■ **Task to complete**
Reproduce the listing below exactly. Pictures do not belong in the copy.

_ _ _ _

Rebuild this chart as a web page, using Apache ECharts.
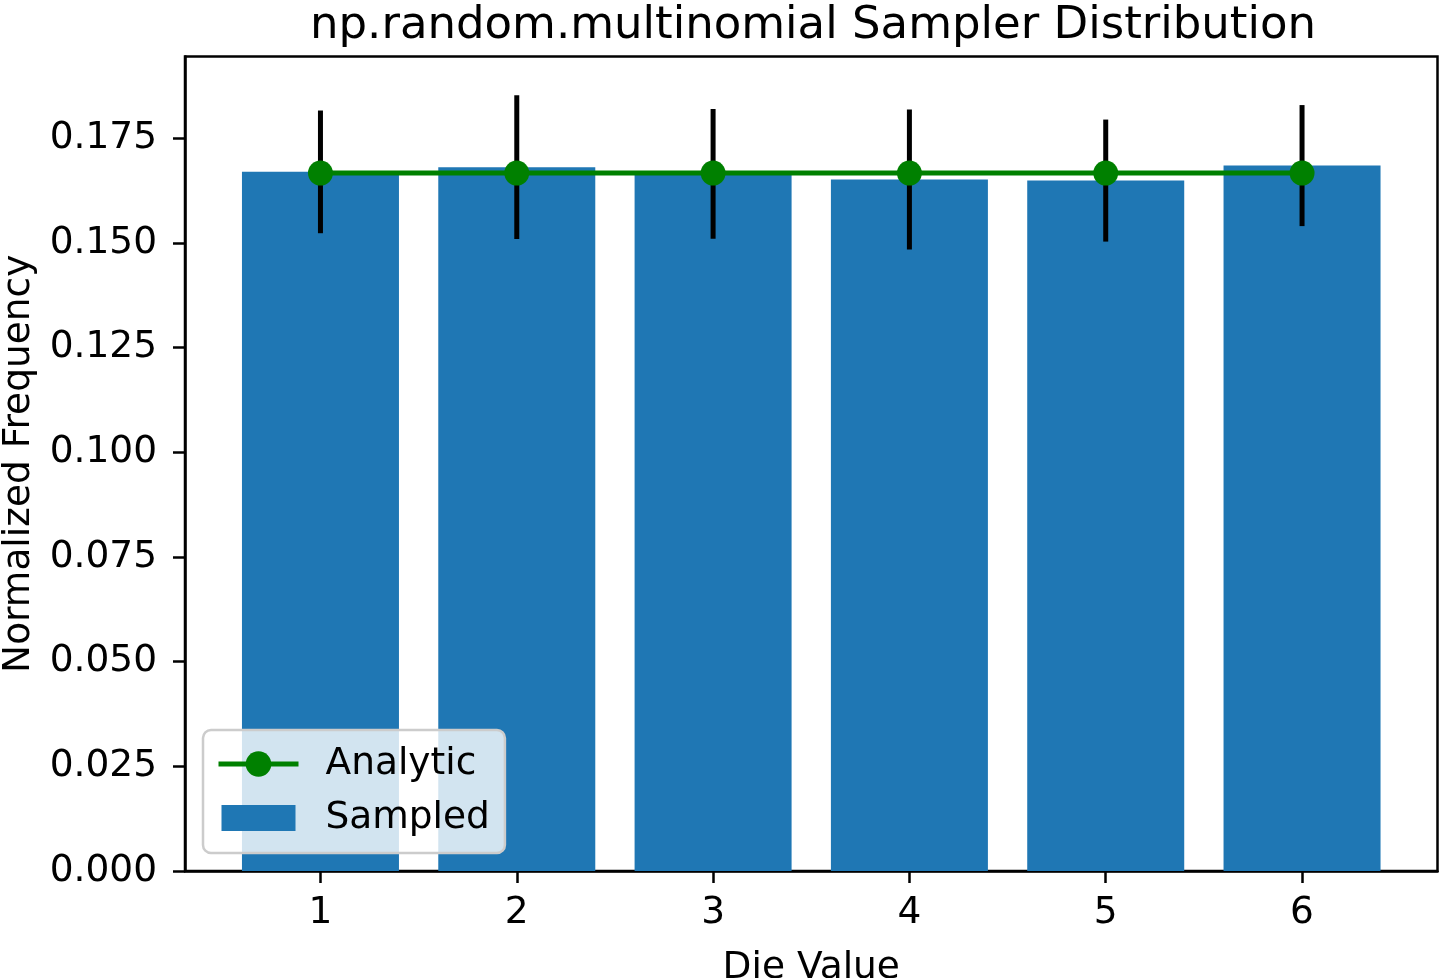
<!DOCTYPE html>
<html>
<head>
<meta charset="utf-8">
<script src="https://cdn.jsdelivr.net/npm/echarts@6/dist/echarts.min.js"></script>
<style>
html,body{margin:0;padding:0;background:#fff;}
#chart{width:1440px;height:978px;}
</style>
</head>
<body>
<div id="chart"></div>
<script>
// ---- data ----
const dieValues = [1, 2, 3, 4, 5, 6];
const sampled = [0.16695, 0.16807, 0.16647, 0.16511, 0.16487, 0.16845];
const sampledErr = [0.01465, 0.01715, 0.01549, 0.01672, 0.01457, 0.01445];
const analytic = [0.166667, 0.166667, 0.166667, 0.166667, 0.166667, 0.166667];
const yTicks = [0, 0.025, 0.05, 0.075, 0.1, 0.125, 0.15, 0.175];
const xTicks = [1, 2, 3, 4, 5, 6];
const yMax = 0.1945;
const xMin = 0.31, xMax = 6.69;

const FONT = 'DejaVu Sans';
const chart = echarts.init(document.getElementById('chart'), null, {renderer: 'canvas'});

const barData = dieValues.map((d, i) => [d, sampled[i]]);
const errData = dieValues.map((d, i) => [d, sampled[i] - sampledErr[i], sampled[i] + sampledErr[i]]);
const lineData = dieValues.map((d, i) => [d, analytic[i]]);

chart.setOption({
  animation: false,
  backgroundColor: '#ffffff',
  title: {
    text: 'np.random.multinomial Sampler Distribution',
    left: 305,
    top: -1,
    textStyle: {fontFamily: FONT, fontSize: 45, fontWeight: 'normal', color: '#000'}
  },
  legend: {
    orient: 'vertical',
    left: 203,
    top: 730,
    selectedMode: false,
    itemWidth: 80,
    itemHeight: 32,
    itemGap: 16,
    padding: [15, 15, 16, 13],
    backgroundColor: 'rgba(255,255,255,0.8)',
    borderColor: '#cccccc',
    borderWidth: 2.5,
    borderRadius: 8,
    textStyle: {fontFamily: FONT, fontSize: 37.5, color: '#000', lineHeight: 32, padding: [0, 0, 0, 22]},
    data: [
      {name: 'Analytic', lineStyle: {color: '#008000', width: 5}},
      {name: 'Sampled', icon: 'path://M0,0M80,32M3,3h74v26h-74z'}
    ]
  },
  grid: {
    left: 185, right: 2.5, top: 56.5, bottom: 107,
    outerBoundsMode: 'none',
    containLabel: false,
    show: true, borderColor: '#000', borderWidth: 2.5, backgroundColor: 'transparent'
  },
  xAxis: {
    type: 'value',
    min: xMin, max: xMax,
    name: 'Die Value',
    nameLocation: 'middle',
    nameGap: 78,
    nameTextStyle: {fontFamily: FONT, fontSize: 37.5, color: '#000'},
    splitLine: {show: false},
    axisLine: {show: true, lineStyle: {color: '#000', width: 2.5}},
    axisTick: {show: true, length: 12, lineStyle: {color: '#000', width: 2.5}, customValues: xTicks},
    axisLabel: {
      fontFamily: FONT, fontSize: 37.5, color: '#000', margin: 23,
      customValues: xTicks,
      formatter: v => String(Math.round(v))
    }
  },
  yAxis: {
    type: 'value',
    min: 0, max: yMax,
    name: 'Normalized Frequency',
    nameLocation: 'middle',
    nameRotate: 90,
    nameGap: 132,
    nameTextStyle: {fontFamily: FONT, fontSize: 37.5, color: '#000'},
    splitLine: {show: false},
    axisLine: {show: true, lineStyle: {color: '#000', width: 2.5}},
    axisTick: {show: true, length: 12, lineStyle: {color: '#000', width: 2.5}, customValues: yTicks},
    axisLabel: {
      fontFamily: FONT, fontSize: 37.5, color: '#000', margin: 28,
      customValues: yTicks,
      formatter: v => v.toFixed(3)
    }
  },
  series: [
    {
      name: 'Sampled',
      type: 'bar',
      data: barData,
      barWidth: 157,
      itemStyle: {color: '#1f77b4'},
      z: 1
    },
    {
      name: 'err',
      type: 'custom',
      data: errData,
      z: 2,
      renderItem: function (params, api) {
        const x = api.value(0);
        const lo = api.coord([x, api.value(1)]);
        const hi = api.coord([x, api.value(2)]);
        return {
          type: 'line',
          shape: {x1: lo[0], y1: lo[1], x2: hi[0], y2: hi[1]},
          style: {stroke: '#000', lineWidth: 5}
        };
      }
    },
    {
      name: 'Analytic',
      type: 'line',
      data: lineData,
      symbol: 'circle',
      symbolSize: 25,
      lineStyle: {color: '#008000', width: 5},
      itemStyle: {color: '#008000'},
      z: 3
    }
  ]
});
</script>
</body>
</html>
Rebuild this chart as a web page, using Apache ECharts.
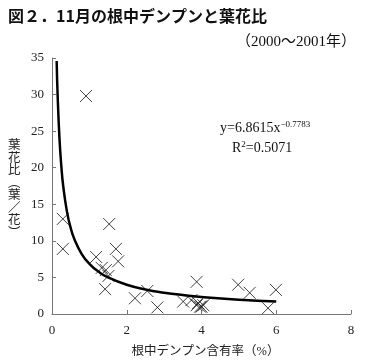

_ _ _ _

■ **Answer below**
Rebuild this chart as a web page, using Apache ECharts.
<!DOCTYPE html>
<html>
<head>
<meta charset="utf-8">
<script src="https://cdn.jsdelivr.net/npm/echarts@6/dist/echarts.min.js"></script>
<style>
html,body{margin:0;padding:0;background:#fff;}
#chart{width:1440px;height:978px;}
</style>
</head>
<body>
<div id="chart"></div>
<script>
// ---- data ----
const dieValues = [1, 2, 3, 4, 5, 6];
const sampled = [0.16695, 0.16807, 0.16647, 0.16511, 0.16487, 0.16845];
const sampledErr = [0.01465, 0.01715, 0.01549, 0.01672, 0.01457, 0.01445];
const analytic = [0.166667, 0.166667, 0.166667, 0.166667, 0.166667, 0.166667];
const yTicks = [0, 0.025, 0.05, 0.075, 0.1, 0.125, 0.15, 0.175];
const xTicks = [1, 2, 3, 4, 5, 6];
const yMax = 0.1945;
const xMin = 0.31, xMax = 6.69;

const FONT = 'DejaVu Sans';
const chart = echarts.init(document.getElementById('chart'), null, {renderer: 'canvas'});

const barData = dieValues.map((d, i) => [d, sampled[i]]);
const errData = dieValues.map((d, i) => [d, sampled[i] - sampledErr[i], sampled[i] + sampledErr[i]]);
const lineData = dieValues.map((d, i) => [d, analytic[i]]);

chart.setOption({
  animation: false,
  backgroundColor: '#ffffff',
  title: {
    text: 'np.random.multinomial Sampler Distribution',
    left: 305,
    top: -1,
    textStyle: {fontFamily: FONT, fontSize: 45, fontWeight: 'normal', color: '#000'}
  },
  legend: {
    orient: 'vertical',
    left: 203,
    top: 730,
    selectedMode: false,
    itemWidth: 80,
    itemHeight: 32,
    itemGap: 16,
    padding: [15, 15, 16, 13],
    backgroundColor: 'rgba(255,255,255,0.8)',
    borderColor: '#cccccc',
    borderWidth: 2.5,
    borderRadius: 8,
    textStyle: {fontFamily: FONT, fontSize: 37.5, color: '#000', lineHeight: 32, padding: [0, 0, 0, 22]},
    data: [
      {name: 'Analytic', lineStyle: {color: '#008000', width: 5}},
      {name: 'Sampled', icon: 'path://M0,0M80,32M3,3h74v26h-74z'}
    ]
  },
  grid: {
    left: 185, right: 2.5, top: 56.5, bottom: 107,
    outerBoundsMode: 'none',
    containLabel: false,
    show: true, borderColor: '#000', borderWidth: 2.5, backgroundColor: 'transparent'
  },
  xAxis: {
    type: 'value',
    min: xMin, max: xMax,
    name: 'Die Value',
    nameLocation: 'middle',
    nameGap: 78,
    nameTextStyle: {fontFamily: FONT, fontSize: 37.5, color: '#000'},
    splitLine: {show: false},
    axisLine: {show: true, lineStyle: {color: '#000', width: 2.5}},
    axisTick: {show: true, length: 12, lineStyle: {color: '#000', width: 2.5}, customValues: xTicks},
    axisLabel: {
      fontFamily: FONT, fontSize: 37.5, color: '#000', margin: 23,
      customValues: xTicks,
      formatter: v => String(Math.round(v))
    }
  },
  yAxis: {
    type: 'value',
    min: 0, max: yMax,
    name: 'Normalized Frequency',
    nameLocation: 'middle',
    nameRotate: 90,
    nameGap: 132,
    nameTextStyle: {fontFamily: FONT, fontSize: 37.5, color: '#000'},
    splitLine: {show: false},
    axisLine: {show: true, lineStyle: {color: '#000', width: 2.5}},
    axisTick: {show: true, length: 12, lineStyle: {color: '#000', width: 2.5}, customValues: yTicks},
    axisLabel: {
      fontFamily: FONT, fontSize: 37.5, color: '#000', margin: 28,
      customValues: yTicks,
      formatter: v => v.toFixed(3)
    }
  },
  series: [
    {
      name: 'Sampled',
      type: 'bar',
      data: barData,
      barWidth: 157,
      itemStyle: {color: '#1f77b4'},
      z: 1
    },
    {
      name: 'err',
      type: 'custom',
      data: errData,
      z: 2,
      renderItem: function (params, api) {
        const x = api.value(0);
        const lo = api.coord([x, api.value(1)]);
        const hi = api.coord([x, api.value(2)]);
        return {
          type: 'line',
          shape: {x1: lo[0], y1: lo[1], x2: hi[0], y2: hi[1]},
          style: {stroke: '#000', lineWidth: 5}
        };
      }
    },
    {
      name: 'Analytic',
      type: 'line',
      data: lineData,
      symbol: 'circle',
      symbolSize: 25,
      lineStyle: {color: '#008000', width: 5},
      itemStyle: {color: '#008000'},
      z: 3
    }
  ]
});
</script>
</body>
</html>
Rebuild this chart as a web page, using Apache ECharts.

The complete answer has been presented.